Ensuring that your museum’s app or handheld guide is useable and enjoyable by a diverse audience, including people with disabilities, is no longer just an admirable goal - it’s a necessity. But what’s the best way for your institution to achieve accessibility in your mobile technology, bringing your collection to the broadest constituency possible?

For over 25 years, Art Beyond Sight has pursued a mission to make art, art history, and visual culture more accessible to everyone, including those with disabilities. That timespan has witnessed dramatic evolution in the use of technology by museums - a positive change that has opened up myriad new ways for all kinds of people to engage with science, history, and art. Today’s portable devices and downloadable content hold the potential for an unprecedented level of access, choice, and personalization for the museumgoer, no matter how they interact and learn. ABS has studied, consulted for, and collaborated with institutions large and small, and has seen that effective accessible implementations of mobile technology come in almost as many flavors as the museums who create them.

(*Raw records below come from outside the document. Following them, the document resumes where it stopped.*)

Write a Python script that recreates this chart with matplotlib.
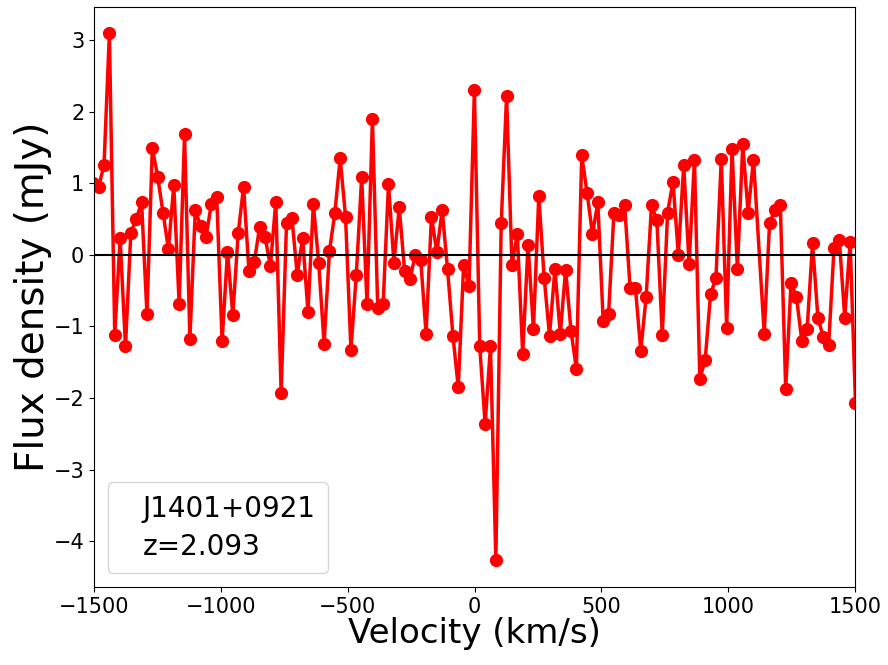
import numpy as np
import matplotlib
matplotlib.use("Agg")
import matplotlib.pyplot as plt

# ---- data -------------------------------------------------------------
channel_width = 21.16          # km/s
first_velocity = -1524.0       # km/s (channel index -1)
# channel indices (one channel, 124, is absent in the spectrum)
channels = np.r_[np.arange(-1, 124), np.arange(125, 143)]
velocity = first_velocity + channel_width * (channels + 1)

flux = [
    -1.37,
    1.00, 0.95, 1.25, 3.09, -1.12, 0.23, -1.28, 0.31, 0.50, 0.73,
    -0.83, 1.49, 1.09, 0.59, 0.08, 0.97, -0.69, 1.68, -1.18, 0.62,
    0.40, 0.25, 0.71, 0.81, -1.21, 0.04, -0.84, 0.30, 0.95, -0.22,
    -0.10, 0.39, 0.25, -0.16, 0.74, -1.93, 0.44, 0.52, -0.28, 0.24,
    -0.80, 0.71, -0.12, -1.24, 0.05, 0.58, 1.35, 0.53, -1.33, -0.28,
    1.08, -0.69, 1.89, -0.75, -0.69, 0.99, -0.11, 0.66, -0.22, -0.34,
    0.00, -0.07, -1.10, 0.53, 0.04, 0.62, -0.20, -1.13, -1.85, -0.14,
    -0.44, 2.30, -1.28, -2.36, -1.28, -4.26, 0.44, 2.22, -0.14, 0.29,
    -1.38, 0.14, -1.04, 0.82, -0.32, -1.13, -0.20, -1.10, -0.21, -1.06,
    -1.59, 1.39, 0.86, 0.29, 0.73, -0.93, -0.83, 0.59, 0.56, 0.69,
    -0.46, -0.46, -1.34, -0.59, 0.69, 0.48, -1.12, 0.59, 1.02, 0.00,
    1.25, -0.13, 1.33, -1.73, -1.47, -0.55, -0.33, 1.34, -1.02, 1.48,
    -0.20, 1.54, 0.59, 1.33,
    -1.10, 0.45, 0.62, 0.69, -1.87, -0.39, -0.59, -1.20, -1.03, 0.16,
    -0.88, -1.15, -1.26, 0.09, 0.20, -0.88, 0.18, -2.07,
]

x_ticks = [-1500, -1000, -500, 0, 500, 1000, 1500]
y_ticks = [-4, -3, -2, -1, 0, 1, 2, 3]
source_label = "J1401+0921\nz=2.093"
x_label = "Velocity (km/s)"
y_label = "Flux density (mJy)"

plt.rcParams["font.family"] = ["DejaVu Sans"]

# ---- figure -----------------------------------------------------------
fig = plt.figure(figsize=(8.88, 6.65), dpi=100)
ax = fig.add_axes([94 / 888, 78 / 665, 761 / 888, 580 / 665])

ax.plot(velocity, flux, "-o", color="red", lw=2.5, ms=8.5)
ax.plot([], [], " ", label=source_label)
ax.axhline(0, color="black", lw=1.5)

ax.set_xlim(-1500, 1500)
ax.set_ylim(-4.64, 3.46)
ax.set_xticks(x_ticks)
ax.set_yticks(y_ticks)
ax.tick_params(labelsize=15)

ax.set_xlabel(x_label, fontsize=24.5, labelpad=0)
ax.set_ylabel(y_label, fontsize=28, labelpad=1)

leg = ax.legend(loc="lower left", fontsize=20, handlelength=0,
                handletextpad=0.8, borderaxespad=0.5, borderpad=0.45)
for t in leg.get_texts():
    t.set_linespacing(1.45)

fig.savefig("out.png", dpi=100)
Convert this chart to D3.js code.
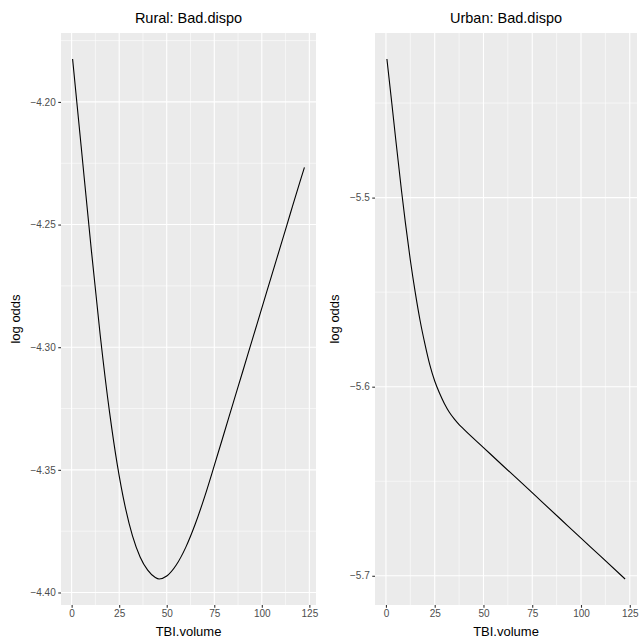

Join ABS for a conversation highlighting three of the routes museums can take toward an inclusive mobile solution. You’ll learn the benefits and potential opportunities of each development method from panelists representing cultural institutions and their third-party partners, speaking from personal experience, using real examples, and sharing the decision process that led them to their chosen approach. We’ll consider which option might best suit various types of museums and budgets. But most importantly, we’ll discover that, though solutions may differ, there are fundamental commonalities and best practices that can help all museums ask educated questions and make informed choices regarding the development of a well-designed, accessible mobile app.